Monroeville, Ala. — In the small Alabama town author Harper Lee made famous with “To Kill a Mockingbird,” the Southern classic novel can be seen and felt everywhere.
Signs in Monroeville are decorated with mockingbirds. The old courthouse, a model for the movie version of the book, is now a museum that sells souvenirs including coffee cups, aprons and Christmas ornaments. A statue in the town square and a mural decorating the side of a building depict characters who inhabited a fictional version of the town Lee called “Maycomb, Alabama.”
So when it was announced Tuesday that Lee had written a second novel to be released this summer, Monroeville residents and visitors alike were pleased and excited — but they were also perplexed.
The first book centered on small-town attorney Atticus Finch, his children Scout and Jem, and racial injustice in the Jim Crow South. The new book, “Go Set a Watchman,” is described as a sequel that Lee actually wrote in the 1950s before “To Kill a Mockingbird.”
“I was really surprised,” said Jillian Schultz, 28, who owns a business in the town square. “You know there’s a lot of controversy about whether Harper Lee actually wrote the (first) book. There’s been so many years in between, and you have to wonder, ‘How did somebody forget about a book?’”

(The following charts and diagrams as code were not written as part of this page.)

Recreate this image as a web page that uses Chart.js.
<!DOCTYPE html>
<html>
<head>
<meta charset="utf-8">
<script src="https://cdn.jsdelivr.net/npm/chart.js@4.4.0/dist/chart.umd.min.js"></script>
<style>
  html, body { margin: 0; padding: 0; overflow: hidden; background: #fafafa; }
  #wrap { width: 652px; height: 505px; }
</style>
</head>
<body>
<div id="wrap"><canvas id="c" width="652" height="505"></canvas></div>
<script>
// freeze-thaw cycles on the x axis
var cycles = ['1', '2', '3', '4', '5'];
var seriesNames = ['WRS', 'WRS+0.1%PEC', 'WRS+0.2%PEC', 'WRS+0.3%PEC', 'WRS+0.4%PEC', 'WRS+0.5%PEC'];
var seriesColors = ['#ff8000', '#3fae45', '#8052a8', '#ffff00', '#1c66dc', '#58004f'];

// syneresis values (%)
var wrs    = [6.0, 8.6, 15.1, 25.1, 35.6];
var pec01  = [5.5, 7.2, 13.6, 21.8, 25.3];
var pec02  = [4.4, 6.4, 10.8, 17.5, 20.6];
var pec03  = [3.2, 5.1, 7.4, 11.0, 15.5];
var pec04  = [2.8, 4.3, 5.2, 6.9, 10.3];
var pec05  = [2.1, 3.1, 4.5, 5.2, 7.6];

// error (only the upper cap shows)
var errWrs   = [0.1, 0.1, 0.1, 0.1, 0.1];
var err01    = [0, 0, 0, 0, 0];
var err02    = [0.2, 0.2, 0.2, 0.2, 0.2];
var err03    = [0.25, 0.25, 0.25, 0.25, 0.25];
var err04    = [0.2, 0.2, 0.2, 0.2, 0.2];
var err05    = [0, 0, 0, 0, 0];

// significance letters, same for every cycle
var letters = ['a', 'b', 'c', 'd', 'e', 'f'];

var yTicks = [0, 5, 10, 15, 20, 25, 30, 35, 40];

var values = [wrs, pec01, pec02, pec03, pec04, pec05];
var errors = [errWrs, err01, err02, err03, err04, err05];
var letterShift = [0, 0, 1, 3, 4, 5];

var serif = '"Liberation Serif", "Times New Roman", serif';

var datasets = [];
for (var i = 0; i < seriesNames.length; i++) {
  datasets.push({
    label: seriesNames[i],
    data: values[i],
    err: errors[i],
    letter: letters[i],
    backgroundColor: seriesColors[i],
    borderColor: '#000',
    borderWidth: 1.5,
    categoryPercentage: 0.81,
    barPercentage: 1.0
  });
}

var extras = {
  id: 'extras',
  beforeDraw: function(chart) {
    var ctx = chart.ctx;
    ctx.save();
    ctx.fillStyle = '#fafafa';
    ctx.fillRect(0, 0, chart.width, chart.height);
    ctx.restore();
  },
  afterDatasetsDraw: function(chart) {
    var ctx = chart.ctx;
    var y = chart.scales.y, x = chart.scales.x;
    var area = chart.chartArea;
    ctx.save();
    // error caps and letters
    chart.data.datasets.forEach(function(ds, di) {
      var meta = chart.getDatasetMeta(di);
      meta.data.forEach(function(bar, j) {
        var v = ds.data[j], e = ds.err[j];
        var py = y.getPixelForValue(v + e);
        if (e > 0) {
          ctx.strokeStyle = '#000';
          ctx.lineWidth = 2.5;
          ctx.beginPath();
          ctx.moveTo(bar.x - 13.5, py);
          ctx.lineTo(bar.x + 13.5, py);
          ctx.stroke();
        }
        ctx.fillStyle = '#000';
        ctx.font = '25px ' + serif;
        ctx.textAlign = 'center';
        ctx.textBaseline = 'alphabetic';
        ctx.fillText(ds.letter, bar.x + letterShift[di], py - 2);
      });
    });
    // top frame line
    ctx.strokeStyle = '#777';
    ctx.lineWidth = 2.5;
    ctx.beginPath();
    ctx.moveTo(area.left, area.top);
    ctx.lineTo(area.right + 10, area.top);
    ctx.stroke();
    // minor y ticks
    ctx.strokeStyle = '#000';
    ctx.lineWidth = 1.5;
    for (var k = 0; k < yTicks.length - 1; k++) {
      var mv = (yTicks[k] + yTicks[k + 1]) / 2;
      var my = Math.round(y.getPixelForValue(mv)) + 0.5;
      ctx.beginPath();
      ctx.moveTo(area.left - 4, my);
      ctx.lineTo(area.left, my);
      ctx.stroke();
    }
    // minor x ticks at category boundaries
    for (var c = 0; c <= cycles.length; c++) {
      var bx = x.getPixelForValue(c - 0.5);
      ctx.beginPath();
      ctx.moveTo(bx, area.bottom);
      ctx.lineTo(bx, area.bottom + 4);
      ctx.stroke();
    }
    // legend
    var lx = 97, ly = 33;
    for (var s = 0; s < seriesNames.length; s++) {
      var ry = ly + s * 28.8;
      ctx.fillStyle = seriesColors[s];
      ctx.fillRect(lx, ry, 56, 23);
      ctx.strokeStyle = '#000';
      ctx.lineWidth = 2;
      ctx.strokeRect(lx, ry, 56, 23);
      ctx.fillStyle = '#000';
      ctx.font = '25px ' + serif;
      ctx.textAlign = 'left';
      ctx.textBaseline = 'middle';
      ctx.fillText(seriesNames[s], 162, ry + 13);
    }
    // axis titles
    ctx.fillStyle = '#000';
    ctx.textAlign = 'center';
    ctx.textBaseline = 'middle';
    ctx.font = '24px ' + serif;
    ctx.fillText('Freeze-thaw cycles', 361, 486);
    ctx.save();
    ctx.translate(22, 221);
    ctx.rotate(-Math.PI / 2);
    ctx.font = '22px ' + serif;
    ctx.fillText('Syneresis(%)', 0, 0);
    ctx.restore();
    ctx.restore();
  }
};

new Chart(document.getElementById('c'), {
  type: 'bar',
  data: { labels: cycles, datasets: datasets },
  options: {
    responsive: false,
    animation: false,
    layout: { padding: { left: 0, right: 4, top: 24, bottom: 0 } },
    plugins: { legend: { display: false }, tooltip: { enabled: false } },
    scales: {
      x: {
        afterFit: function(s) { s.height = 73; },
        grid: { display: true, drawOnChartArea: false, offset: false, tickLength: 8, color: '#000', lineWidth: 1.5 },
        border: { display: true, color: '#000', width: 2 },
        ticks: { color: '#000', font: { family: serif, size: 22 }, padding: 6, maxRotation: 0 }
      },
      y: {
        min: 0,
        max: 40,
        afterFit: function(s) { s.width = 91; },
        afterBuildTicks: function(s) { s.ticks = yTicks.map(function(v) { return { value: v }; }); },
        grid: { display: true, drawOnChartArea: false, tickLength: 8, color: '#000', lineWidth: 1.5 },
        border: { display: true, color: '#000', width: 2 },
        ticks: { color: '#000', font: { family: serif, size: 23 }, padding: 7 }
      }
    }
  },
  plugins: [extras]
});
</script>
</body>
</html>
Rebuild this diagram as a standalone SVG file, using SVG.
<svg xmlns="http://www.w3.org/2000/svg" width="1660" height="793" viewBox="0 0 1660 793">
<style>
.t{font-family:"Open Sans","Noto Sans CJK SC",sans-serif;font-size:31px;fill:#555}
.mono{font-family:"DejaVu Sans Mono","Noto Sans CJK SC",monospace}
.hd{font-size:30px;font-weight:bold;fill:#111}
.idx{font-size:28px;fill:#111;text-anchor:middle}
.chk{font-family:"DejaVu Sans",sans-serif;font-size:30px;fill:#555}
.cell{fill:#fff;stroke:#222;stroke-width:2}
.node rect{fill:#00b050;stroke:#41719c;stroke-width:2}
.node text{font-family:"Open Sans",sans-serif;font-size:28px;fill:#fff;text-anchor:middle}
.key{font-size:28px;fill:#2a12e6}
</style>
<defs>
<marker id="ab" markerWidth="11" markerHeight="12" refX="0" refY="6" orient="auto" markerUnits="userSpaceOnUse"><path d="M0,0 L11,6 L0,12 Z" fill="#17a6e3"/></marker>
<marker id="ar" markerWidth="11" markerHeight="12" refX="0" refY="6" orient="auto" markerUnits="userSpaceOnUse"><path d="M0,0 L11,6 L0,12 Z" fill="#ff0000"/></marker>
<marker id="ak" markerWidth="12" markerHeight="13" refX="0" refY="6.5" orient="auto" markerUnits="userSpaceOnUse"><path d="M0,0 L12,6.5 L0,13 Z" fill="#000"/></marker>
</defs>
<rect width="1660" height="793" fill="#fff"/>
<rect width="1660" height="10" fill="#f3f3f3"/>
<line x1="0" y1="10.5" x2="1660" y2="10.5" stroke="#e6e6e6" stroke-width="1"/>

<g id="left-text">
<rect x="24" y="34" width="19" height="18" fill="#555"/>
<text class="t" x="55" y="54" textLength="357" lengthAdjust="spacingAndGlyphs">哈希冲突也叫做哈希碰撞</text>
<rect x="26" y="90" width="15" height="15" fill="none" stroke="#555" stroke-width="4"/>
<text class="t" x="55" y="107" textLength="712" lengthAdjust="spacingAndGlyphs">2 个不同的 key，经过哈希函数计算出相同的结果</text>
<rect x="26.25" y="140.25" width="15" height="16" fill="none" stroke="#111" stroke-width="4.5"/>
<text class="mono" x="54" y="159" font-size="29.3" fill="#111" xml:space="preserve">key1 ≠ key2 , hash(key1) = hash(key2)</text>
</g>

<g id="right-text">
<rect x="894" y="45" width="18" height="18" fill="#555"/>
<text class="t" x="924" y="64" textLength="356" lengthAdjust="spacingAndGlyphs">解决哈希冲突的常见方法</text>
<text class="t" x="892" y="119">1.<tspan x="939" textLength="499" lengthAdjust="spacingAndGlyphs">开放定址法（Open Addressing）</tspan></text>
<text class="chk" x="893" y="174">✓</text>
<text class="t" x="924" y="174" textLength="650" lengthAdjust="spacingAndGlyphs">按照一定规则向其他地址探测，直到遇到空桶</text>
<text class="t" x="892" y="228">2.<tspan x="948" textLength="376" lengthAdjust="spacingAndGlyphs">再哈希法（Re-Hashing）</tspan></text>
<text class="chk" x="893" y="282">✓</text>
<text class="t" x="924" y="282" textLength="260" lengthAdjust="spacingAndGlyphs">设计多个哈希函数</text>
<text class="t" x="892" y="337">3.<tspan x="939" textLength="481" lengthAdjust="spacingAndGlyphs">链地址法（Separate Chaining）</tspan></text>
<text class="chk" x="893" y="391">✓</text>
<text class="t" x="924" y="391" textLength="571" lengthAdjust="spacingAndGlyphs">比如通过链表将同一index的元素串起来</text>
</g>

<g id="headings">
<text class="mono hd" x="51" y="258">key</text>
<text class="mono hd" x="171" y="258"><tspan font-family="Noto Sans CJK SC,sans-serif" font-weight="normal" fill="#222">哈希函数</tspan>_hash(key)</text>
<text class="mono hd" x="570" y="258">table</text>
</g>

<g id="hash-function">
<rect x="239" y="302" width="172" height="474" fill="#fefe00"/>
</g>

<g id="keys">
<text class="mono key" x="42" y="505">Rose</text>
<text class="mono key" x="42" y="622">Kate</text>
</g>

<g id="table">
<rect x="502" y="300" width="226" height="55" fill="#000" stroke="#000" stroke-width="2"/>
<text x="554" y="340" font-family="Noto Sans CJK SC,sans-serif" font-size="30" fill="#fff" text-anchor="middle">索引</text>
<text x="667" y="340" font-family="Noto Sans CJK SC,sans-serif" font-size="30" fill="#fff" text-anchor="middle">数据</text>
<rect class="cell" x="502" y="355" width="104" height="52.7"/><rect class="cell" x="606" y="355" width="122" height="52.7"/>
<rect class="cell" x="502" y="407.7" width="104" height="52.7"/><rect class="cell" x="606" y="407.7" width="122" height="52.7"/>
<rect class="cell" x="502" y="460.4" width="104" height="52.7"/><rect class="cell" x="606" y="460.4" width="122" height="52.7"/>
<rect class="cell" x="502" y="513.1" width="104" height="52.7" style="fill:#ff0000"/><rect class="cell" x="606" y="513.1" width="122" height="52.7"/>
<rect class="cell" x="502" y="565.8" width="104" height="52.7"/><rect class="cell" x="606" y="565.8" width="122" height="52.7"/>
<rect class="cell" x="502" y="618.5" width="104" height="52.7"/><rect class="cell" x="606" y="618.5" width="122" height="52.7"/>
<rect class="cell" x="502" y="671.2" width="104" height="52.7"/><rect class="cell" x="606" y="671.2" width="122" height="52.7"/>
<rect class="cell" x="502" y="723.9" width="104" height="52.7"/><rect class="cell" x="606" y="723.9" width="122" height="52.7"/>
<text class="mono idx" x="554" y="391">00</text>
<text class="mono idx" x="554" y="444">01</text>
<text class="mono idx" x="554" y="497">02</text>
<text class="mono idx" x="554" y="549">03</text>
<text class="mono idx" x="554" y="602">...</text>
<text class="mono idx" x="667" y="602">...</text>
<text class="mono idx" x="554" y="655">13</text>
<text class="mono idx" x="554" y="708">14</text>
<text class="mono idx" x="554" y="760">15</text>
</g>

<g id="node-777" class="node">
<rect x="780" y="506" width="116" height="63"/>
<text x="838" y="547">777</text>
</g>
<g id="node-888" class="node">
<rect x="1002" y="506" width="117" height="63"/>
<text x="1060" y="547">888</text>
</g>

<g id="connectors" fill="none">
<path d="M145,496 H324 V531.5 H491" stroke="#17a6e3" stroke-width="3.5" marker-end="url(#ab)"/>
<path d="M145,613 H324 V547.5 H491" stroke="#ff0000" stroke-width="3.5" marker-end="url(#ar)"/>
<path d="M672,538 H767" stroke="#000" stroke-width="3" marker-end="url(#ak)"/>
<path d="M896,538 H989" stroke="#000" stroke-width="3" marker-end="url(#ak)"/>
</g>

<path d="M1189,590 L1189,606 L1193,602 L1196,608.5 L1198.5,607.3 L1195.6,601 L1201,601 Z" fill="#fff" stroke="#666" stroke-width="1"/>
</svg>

Located halfway between Montgomery and Mobile, Monroeville calls itself the “Literary Capital of Alabama,” a designation bestowed by the state Legislature in the late 1990s. Besides Lee, the city was home to novelist Truman Capote and Pulitzer Prize-winning editorialist Cynthia Tucker.
For years, the town of 6,300 was known as the home of a huge Vanity Fair mill and outlet, but the factory shut down nearly 20 years ago. That left Monroeville with “Mockingbird” and its literary heritage to attract visitors off the nearest highway, Interstate 65, about 25 miles away.
The nonprofit Monroe County Heritage Museum opens the old courthouse to visitors and features a display about Lee’s life in her own words. Fans can sit in the courtroom balcony depicted in the Academy Award-winning screen version of the book.
Area residents put on a play based on the book each spring, holding the first act of sold-out performances on the courthouse lawn, then taking patrons inside for the climactic courtroom scenes. While visitors are few in shops right now, they’ll return once winter is over.
“It will be busy again during the play,” Schultz said.
Visitors likely won’t see the 88-year-old Lee, who lived in New York for years but now resides in an assisted living center not far from where she grew up. A longtime friend said she is deaf, blind and in poor health, spending much of her time in a wheelchair. She was last seen publicly in November at the funeral of her older sister, Alice Lee, who long represented the author and was known for being protective of her.
Harper publisher Jonathan Burnham acknowledged Tuesday that the publisher has had no direct conversations about the new book with Harper Lee, but communicated through her Monroeville attorney, Tonja Carter, and literary agent Andrew Nurnburg.
The publisher says Carter came upon the manuscript at a “secure location where it had been affixed to an original typescript of ‘To Kill a Mockingbird.’”
Burnham said during a telephone interview that he had known both Carter and Nurnburg for years and was “completely confident” Lee was fully involved in the decision to release the book.
“We’ve had a great deal of communication with Andrew and Tonja,” said Burnham, adding that Nurnburg had met with her recently and found her “feisty and in very fine spirits.”
Some “Mockingbird” fans encountered in Monroeville on Tuesday said they are excited by the news of a new book.
“I bet it’s going to be great. The first one was,” said Judy Turberville, of nearby Frisco City. Turberville said she can’t wait to read “Go Set a Watchman,” which publisher Harper said will be released July 14.
Ginger Brookover, who lives in West Virginia, is among the tourists who have been lured to Monroeville by “Mockingbird.” In the middle of her second trip to town when the publisher announced Lee’s new novel, Brookover got goose bumps.
“I’m just absolutely shaking,” she said.
Worldwide sales of “To Kill A Mockingbird” have topped 40 million copies since its release in July 1960. Although occasionally banned over the years because of its language and racial themes, “To Kill a Mockingbird” has become a standard for reading clubs and middle and high schools.